Work instructions:
Word for word, transcribe the lines below and drop the pictures.

Information provided:
╭──
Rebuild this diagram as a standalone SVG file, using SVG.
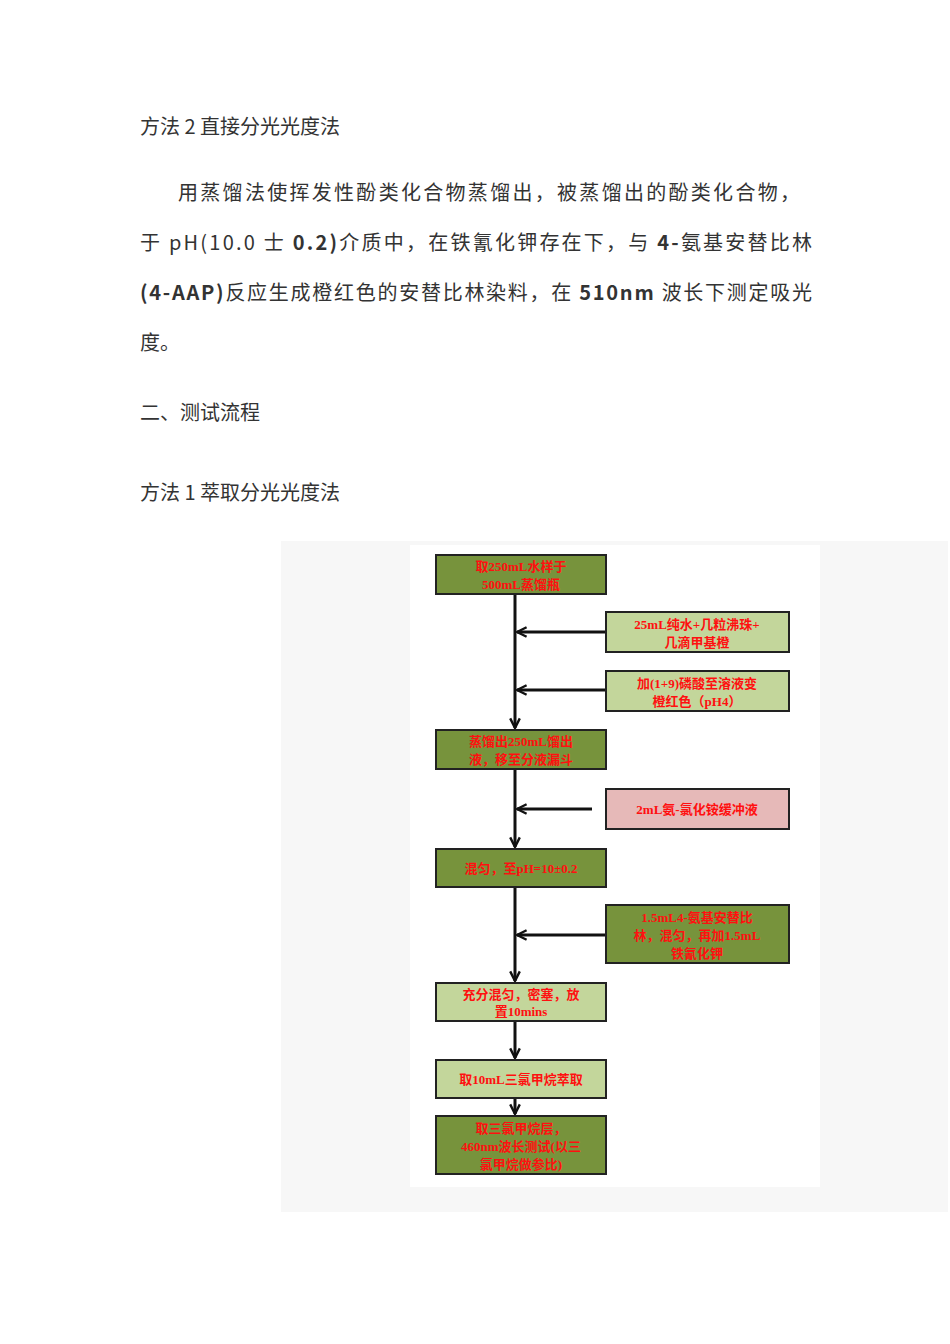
<svg xmlns="http://www.w3.org/2000/svg" width="950" height="1344" viewBox="0 0 950 1344">
<style>
.t{font-family:"Noto Sans CJK SC","Noto Sans",sans-serif;font-size:20px;fill:#333}
.b{font-family:"Liberation Serif","Noto Sans CJK SC",serif;font-size:13px;font-weight:bold;fill:#ff1010;text-anchor:middle}
.dg{fill:#77933C;stroke:#222;stroke-width:2}
.lg{fill:#C3D69B;stroke:#222;stroke-width:2}
.pk{fill:#E6B9B8;stroke:#222;stroke-width:2}
.c{stroke:#111;stroke-width:3;fill:none}
</style>
<defs><marker id="a" viewBox="0 0 10 10" refX="9" refY="5" markerWidth="4" markerHeight="4" orient="auto"><path d="M1,1 L9,5 L1,9" fill="none" stroke="#111" stroke-width="2"/></marker></defs>
<rect width="950" height="1344" fill="#fff"/>
<text class="t" x="140" y="134">方法 2 直接分光光度法</text>
<text class="t" x="178" y="200" textLength="622">用蒸馏法使挥发性酚类化合物蒸馏出，被蒸馏出的酚类化合物，</text>
<text class="t" x="140" y="250" textLength="672">于 pH(10.0 士 <tspan font-weight="bold">0.2)</tspan>介质中，在铁氰化钾存在下，与 <tspan font-weight="bold">4-</tspan>氨基安替比林</text>
<text class="t" x="140" y="300" textLength="672"><tspan font-weight="bold">(4-AAP)</tspan>反应生成橙红色的安替比林染料，在 <tspan font-weight="bold">510nm</tspan> 波长下测定吸光</text>
<text class="t" x="140" y="350">度。</text>
<text class="t" x="140" y="420">二、测试流程</text>
<text class="t" x="140" y="500">方法 1 萃取分光光度法</text>
<rect x="281" y="541" width="667" height="671" fill="#f7f7f7"/>
<rect x="410" y="545" width="410" height="642" fill="#fff"/>
<g id="connectors">
<line class="c" x1="515" y1="594" x2="515" y2="728" marker-end="url(#a)"/>
<line class="c" x1="515" y1="769" x2="515" y2="847" marker-end="url(#a)"/>
<line class="c" x1="515" y1="887" x2="515" y2="981" marker-end="url(#a)"/>
<line class="c" x1="515" y1="1021" x2="515" y2="1058" marker-end="url(#a)"/>
<line class="c" x1="515" y1="1098" x2="515" y2="1114" marker-end="url(#a)"/>
<line class="c" x1="606" y1="632" x2="517" y2="632" marker-end="url(#a)"/>
<line class="c" x1="606" y1="690" x2="517" y2="690" marker-end="url(#a)"/>
<line class="c" x1="592" y1="809" x2="517" y2="809" marker-end="url(#a)"/>
<line class="c" x1="606" y1="935" x2="517" y2="935" marker-end="url(#a)"/>
</g>
<g id="n1"><rect class="dg" x="436" y="555" width="170" height="39"/><text class="b" x="521" y="571">取250mL水样于</text><text class="b" x="521" y="589">500mL蒸馏瓶</text></g>
<g id="n2"><rect class="lg" x="606" y="612" width="183" height="40"/><text class="b" x="697" y="629">25mL纯水+几粒沸珠+</text><text class="b" x="697" y="647">几滴甲基橙</text></g>
<g id="n3"><rect class="lg" x="606" y="671" width="183" height="40"/><text class="b" x="697" y="688">加(1+9)磷酸至溶液变</text><text class="b" x="697" y="706">橙红色（pH4）</text></g>
<g id="n4"><rect class="dg" x="436" y="730" width="170" height="39"/><text class="b" x="521" y="746">蒸馏出250mL馏出</text><text class="b" x="521" y="764">液，移至分液漏斗</text></g>
<g id="n5"><rect class="pk" x="606" y="789" width="183" height="40"/><text class="b" x="697" y="814">2mL氨-氯化铵缓冲液</text></g>
<g id="n6"><rect class="dg" x="436" y="849" width="170" height="38"/><text class="b" x="521" y="873">混匀，至pH=10±0.2</text></g>
<g id="n7"><rect class="dg" x="606" y="905" width="183" height="58"/><text class="b" x="697" y="922">1.5mL4-氨基安替比</text><text class="b" x="697" y="940">林，混匀，再加1.5mL</text><text class="b" x="697" y="958">铁氰化钾</text></g>
<g id="n8"><rect class="lg" x="436" y="983" width="170" height="38"/><text class="b" x="521" y="999">充分混匀，密塞，放</text><text class="b" x="521" y="1016">置10mins</text></g>
<g id="n9"><rect class="lg" x="436" y="1060" width="170" height="38"/><text class="b" x="521" y="1084">取10mL三氯甲烷萃取</text></g>
<g id="n10"><rect class="dg" x="436" y="1116" width="170" height="58"/><text class="b" x="521" y="1133">取三氯甲烷层，</text><text class="b" x="521" y="1151">460nm波长测试(以三</text><text class="b" x="521" y="1169">氯甲烷做参比)</text></g>
</svg>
╰──
Written reply:
Rebuild this diagram as a standalone SVG file, using SVG.
<svg xmlns="http://www.w3.org/2000/svg" width="950" height="1344" viewBox="0 0 950 1344">
<style>
.t{font-family:"Noto Sans CJK SC","Noto Sans",sans-serif;font-size:20px;fill:#333}
.b{font-family:"Liberation Serif","Noto Sans CJK SC",serif;font-size:13px;font-weight:bold;fill:#ff1010;text-anchor:middle}
.dg{fill:#77933C;stroke:#222;stroke-width:2}
.lg{fill:#C3D69B;stroke:#222;stroke-width:2}
.pk{fill:#E6B9B8;stroke:#222;stroke-width:2}
.c{stroke:#111;stroke-width:3;fill:none}
</style>
<defs><marker id="a" viewBox="0 0 10 10" refX="9" refY="5" markerWidth="4" markerHeight="4" orient="auto"><path d="M1,1 L9,5 L1,9" fill="none" stroke="#111" stroke-width="2"/></marker></defs>
<rect width="950" height="1344" fill="#fff"/>
<text class="t" x="140" y="134">方法 2 直接分光光度法</text>
<text class="t" x="178" y="200" textLength="622">用蒸馏法使挥发性酚类化合物蒸馏出，被蒸馏出的酚类化合物，</text>
<text class="t" x="140" y="250" textLength="672">于 pH(10.0 士 <tspan font-weight="bold">0.2)</tspan>介质中，在铁氰化钾存在下，与 <tspan font-weight="bold">4-</tspan>氨基安替比林</text>
<text class="t" x="140" y="300" textLength="672"><tspan font-weight="bold">(4-AAP)</tspan>反应生成橙红色的安替比林染料，在 <tspan font-weight="bold">510nm</tspan> 波长下测定吸光</text>
<text class="t" x="140" y="350">度。</text>
<text class="t" x="140" y="420">二、测试流程</text>
<text class="t" x="140" y="500">方法 1 萃取分光光度法</text>
<rect x="281" y="541" width="667" height="671" fill="#f7f7f7"/>
<rect x="410" y="545" width="410" height="642" fill="#fff"/>
<g id="connectors">
<line class="c" x1="515" y1="594" x2="515" y2="728" marker-end="url(#a)"/>
<line class="c" x1="515" y1="769" x2="515" y2="847" marker-end="url(#a)"/>
<line class="c" x1="515" y1="887" x2="515" y2="981" marker-end="url(#a)"/>
<line class="c" x1="515" y1="1021" x2="515" y2="1058" marker-end="url(#a)"/>
<line class="c" x1="515" y1="1098" x2="515" y2="1114" marker-end="url(#a)"/>
<line class="c" x1="606" y1="632" x2="517" y2="632" marker-end="url(#a)"/>
<line class="c" x1="606" y1="690" x2="517" y2="690" marker-end="url(#a)"/>
<line class="c" x1="592" y1="809" x2="517" y2="809" marker-end="url(#a)"/>
<line class="c" x1="606" y1="935" x2="517" y2="935" marker-end="url(#a)"/>
</g>
<g id="n1"><rect class="dg" x="436" y="555" width="170" height="39"/><text class="b" x="521" y="571">取250mL水样于</text><text class="b" x="521" y="589">500mL蒸馏瓶</text></g>
<g id="n2"><rect class="lg" x="606" y="612" width="183" height="40"/><text class="b" x="697" y="629">25mL纯水+几粒沸珠+</text><text class="b" x="697" y="647">几滴甲基橙</text></g>
<g id="n3"><rect class="lg" x="606" y="671" width="183" height="40"/><text class="b" x="697" y="688">加(1+9)磷酸至溶液变</text><text class="b" x="697" y="706">橙红色（pH4）</text></g>
<g id="n4"><rect class="dg" x="436" y="730" width="170" height="39"/><text class="b" x="521" y="746">蒸馏出250mL馏出</text><text class="b" x="521" y="764">液，移至分液漏斗</text></g>
<g id="n5"><rect class="pk" x="606" y="789" width="183" height="40"/><text class="b" x="697" y="814">2mL氨-氯化铵缓冲液</text></g>
<g id="n6"><rect class="dg" x="436" y="849" width="170" height="38"/><text class="b" x="521" y="873">混匀，至pH=10±0.2</text></g>
<g id="n7"><rect class="dg" x="606" y="905" width="183" height="58"/><text class="b" x="697" y="922">1.5mL4-氨基安替比</text><text class="b" x="697" y="940">林，混匀，再加1.5mL</text><text class="b" x="697" y="958">铁氰化钾</text></g>
<g id="n8"><rect class="lg" x="436" y="983" width="170" height="38"/><text class="b" x="521" y="999">充分混匀，密塞，放</text><text class="b" x="521" y="1016">置10mins</text></g>
<g id="n9"><rect class="lg" x="436" y="1060" width="170" height="38"/><text class="b" x="521" y="1084">取10mL三氯甲烷萃取</text></g>
<g id="n10"><rect class="dg" x="436" y="1116" width="170" height="58"/><text class="b" x="521" y="1133">取三氯甲烷层，</text><text class="b" x="521" y="1151">460nm波长测试(以三</text><text class="b" x="521" y="1169">氯甲烷做参比)</text></g>
</svg>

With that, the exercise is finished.